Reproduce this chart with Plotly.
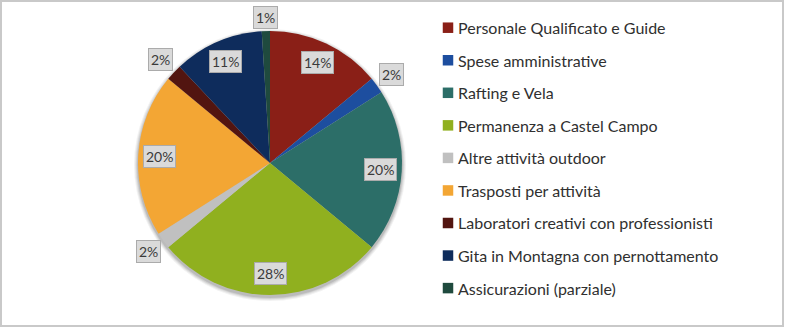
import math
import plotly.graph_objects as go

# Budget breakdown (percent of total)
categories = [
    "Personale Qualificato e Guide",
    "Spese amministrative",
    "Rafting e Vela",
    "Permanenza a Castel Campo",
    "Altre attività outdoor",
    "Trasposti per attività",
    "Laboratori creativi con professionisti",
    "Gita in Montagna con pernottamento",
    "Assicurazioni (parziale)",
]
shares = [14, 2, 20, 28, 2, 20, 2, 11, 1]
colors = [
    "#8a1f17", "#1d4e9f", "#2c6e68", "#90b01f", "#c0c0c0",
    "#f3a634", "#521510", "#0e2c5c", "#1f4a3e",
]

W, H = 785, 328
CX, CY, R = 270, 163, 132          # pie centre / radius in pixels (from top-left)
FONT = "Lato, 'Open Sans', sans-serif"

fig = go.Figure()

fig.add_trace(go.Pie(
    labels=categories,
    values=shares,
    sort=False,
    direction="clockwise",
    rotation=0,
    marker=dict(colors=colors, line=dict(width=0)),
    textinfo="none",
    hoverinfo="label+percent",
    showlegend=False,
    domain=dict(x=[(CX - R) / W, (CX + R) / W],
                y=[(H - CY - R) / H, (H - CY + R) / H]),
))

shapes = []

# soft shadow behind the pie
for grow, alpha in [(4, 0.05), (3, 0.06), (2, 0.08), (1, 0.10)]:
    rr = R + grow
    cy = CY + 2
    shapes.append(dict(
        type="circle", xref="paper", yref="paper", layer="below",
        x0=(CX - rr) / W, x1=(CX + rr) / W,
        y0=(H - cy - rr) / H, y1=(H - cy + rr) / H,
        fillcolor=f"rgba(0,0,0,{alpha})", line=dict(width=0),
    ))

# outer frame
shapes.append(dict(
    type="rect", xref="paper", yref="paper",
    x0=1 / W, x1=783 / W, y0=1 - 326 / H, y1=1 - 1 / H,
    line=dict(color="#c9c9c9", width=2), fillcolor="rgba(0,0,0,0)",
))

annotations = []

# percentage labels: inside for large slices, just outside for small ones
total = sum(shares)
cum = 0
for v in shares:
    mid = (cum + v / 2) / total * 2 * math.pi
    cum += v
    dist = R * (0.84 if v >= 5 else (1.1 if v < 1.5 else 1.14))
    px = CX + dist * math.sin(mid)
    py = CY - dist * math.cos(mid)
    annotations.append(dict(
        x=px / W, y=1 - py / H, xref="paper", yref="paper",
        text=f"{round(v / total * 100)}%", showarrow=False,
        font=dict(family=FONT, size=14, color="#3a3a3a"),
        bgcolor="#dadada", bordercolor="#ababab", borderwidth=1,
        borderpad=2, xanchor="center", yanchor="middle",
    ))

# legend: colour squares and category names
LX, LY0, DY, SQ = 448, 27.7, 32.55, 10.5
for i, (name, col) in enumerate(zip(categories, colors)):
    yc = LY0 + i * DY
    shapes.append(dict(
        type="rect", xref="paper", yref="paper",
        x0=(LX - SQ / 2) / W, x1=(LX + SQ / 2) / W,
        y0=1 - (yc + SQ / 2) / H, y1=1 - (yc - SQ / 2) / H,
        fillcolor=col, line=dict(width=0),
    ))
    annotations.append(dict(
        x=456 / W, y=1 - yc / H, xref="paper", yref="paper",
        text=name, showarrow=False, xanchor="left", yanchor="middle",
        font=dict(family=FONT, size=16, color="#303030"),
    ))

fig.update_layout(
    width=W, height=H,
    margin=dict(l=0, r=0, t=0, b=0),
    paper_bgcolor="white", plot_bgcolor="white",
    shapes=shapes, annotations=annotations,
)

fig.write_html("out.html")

++++++++

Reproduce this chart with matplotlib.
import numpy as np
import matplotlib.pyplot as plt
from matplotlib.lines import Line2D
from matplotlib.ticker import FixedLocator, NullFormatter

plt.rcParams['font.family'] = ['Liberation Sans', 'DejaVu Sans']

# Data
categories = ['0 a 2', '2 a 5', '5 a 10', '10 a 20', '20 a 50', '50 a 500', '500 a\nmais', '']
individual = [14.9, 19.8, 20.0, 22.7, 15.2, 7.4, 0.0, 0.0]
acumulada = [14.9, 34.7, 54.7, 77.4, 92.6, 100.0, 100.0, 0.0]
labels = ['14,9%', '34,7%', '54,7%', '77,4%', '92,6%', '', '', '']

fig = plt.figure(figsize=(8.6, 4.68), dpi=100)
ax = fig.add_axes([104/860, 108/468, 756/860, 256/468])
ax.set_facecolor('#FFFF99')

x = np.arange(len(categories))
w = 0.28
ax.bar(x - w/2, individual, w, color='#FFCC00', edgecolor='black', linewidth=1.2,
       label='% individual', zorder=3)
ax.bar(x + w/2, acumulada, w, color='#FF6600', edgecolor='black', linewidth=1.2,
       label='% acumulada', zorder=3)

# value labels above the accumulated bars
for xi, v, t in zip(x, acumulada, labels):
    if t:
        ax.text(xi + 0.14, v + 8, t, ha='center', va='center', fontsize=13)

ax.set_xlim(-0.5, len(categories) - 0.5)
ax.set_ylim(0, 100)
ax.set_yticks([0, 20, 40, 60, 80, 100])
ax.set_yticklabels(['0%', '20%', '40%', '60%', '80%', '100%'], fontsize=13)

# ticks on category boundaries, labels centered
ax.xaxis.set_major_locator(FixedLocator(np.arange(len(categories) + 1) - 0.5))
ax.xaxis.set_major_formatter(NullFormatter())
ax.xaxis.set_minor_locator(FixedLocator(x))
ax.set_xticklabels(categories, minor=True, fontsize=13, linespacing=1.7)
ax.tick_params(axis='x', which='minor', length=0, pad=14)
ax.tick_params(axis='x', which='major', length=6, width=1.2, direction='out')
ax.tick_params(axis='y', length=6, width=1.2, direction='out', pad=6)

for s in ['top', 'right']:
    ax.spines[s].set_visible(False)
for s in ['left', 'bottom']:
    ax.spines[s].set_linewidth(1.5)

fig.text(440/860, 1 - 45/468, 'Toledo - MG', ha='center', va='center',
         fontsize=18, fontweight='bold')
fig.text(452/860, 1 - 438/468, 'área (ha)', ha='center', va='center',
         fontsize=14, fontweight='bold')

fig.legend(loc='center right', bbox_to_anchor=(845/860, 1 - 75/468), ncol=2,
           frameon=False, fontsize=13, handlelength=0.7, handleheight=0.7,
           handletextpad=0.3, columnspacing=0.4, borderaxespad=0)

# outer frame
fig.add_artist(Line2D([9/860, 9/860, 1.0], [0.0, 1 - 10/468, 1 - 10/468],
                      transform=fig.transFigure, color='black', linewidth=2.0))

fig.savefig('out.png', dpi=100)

++++++++

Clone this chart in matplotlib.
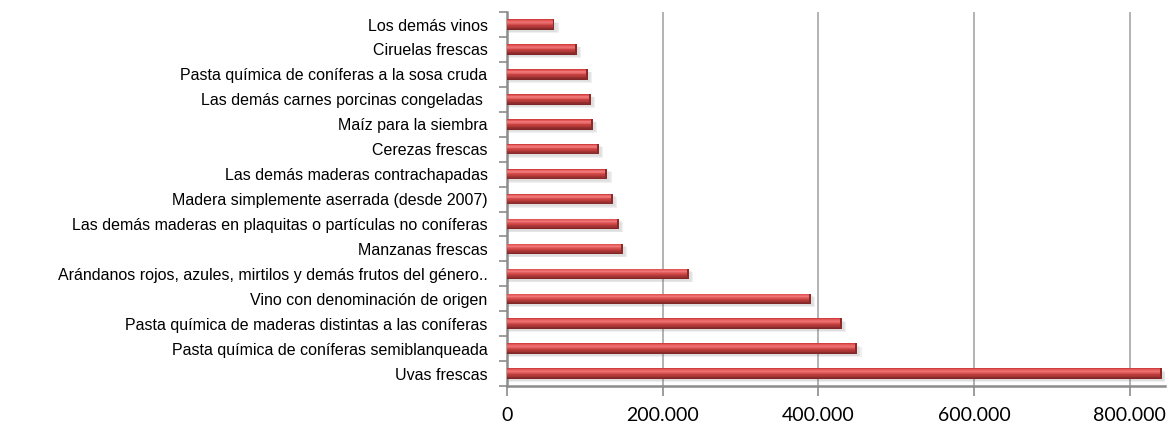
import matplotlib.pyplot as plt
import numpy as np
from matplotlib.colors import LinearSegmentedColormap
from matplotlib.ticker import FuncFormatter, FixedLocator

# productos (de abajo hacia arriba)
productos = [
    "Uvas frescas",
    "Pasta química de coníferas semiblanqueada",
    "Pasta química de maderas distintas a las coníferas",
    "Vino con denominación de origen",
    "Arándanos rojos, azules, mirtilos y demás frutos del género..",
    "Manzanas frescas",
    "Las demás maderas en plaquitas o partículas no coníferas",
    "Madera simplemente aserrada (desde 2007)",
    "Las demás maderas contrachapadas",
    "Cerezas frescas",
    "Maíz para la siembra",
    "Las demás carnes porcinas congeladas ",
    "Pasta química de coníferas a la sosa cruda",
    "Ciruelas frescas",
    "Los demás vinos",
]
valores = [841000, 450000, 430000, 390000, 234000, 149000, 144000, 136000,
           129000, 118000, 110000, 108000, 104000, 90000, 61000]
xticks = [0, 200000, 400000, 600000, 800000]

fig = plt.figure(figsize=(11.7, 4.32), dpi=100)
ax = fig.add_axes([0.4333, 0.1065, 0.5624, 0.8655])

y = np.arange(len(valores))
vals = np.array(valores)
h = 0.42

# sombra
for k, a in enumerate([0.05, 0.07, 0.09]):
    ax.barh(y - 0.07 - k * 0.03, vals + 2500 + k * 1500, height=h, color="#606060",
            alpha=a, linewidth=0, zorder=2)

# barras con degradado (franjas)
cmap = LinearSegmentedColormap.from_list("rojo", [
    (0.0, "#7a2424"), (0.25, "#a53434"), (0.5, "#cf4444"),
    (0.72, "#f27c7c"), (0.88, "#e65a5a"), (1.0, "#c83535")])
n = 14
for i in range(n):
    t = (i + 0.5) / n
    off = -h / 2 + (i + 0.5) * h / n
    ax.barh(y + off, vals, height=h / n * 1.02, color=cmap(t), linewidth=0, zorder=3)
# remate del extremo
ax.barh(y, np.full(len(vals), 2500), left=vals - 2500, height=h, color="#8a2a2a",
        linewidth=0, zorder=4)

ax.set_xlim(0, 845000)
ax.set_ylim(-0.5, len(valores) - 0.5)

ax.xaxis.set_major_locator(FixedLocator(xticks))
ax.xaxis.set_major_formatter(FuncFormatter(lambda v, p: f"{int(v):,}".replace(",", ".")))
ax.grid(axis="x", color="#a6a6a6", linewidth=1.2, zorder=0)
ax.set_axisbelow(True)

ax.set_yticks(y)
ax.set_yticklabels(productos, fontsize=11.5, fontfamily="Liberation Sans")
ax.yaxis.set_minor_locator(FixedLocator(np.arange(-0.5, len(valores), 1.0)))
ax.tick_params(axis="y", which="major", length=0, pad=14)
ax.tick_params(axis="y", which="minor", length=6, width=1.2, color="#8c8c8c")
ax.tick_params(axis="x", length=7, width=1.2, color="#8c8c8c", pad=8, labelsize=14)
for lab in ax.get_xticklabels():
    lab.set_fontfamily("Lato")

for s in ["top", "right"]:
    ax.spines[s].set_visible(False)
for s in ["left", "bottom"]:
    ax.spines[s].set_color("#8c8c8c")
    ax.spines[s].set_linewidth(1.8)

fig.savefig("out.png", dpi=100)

++++++++

Do not copy any pictures. Retype exactly the stretch from the line with "Reproduce this chart with Plotly." through the line with "annotations = []".

Reproduce this chart with Plotly.
import math
import plotly.graph_objects as go

# Budget breakdown (percent of total)
categories = [
    "Personale Qualificato e Guide",
    "Spese amministrative",
    "Rafting e Vela",
    "Permanenza a Castel Campo",
    "Altre attività outdoor",
    "Trasposti per attività",
    "Laboratori creativi con professionisti",
    "Gita in Montagna con pernottamento",
    "Assicurazioni (parziale)",
]
shares = [14, 2, 20, 28, 2, 20, 2, 11, 1]
colors = [
    "#8a1f17", "#1d4e9f", "#2c6e68", "#90b01f", "#c0c0c0",
    "#f3a634", "#521510", "#0e2c5c", "#1f4a3e",
]

W, H = 785, 328
CX, CY, R = 270, 163, 132          # pie centre / radius in pixels (from top-left)
FONT = "Lato, 'Open Sans', sans-serif"

fig = go.Figure()

fig.add_trace(go.Pie(
    labels=categories,
    values=shares,
    sort=False,
    direction="clockwise",
    rotation=0,
    marker=dict(colors=colors, line=dict(width=0)),
    textinfo="none",
    hoverinfo="label+percent",
    showlegend=False,
    domain=dict(x=[(CX - R) / W, (CX + R) / W],
                y=[(H - CY - R) / H, (H - CY + R) / H]),
))

shapes = []

# soft shadow behind the pie
for grow, alpha in [(4, 0.05), (3, 0.06), (2, 0.08), (1, 0.10)]:
    rr = R + grow
    cy = CY + 2
    shapes.append(dict(
        type="circle", xref="paper", yref="paper", layer="below",
        x0=(CX - rr) / W, x1=(CX + rr) / W,
        y0=(H - cy - rr) / H, y1=(H - cy + rr) / H,
        fillcolor=f"rgba(0,0,0,{alpha})", line=dict(width=0),
    ))

# outer frame
shapes.append(dict(
    type="rect", xref="paper", yref="paper",
    x0=1 / W, x1=783 / W, y0=1 - 326 / H, y1=1 - 1 / H,
    line=dict(color="#c9c9c9", width=2), fillcolor="rgba(0,0,0,0)",
))

annotations = []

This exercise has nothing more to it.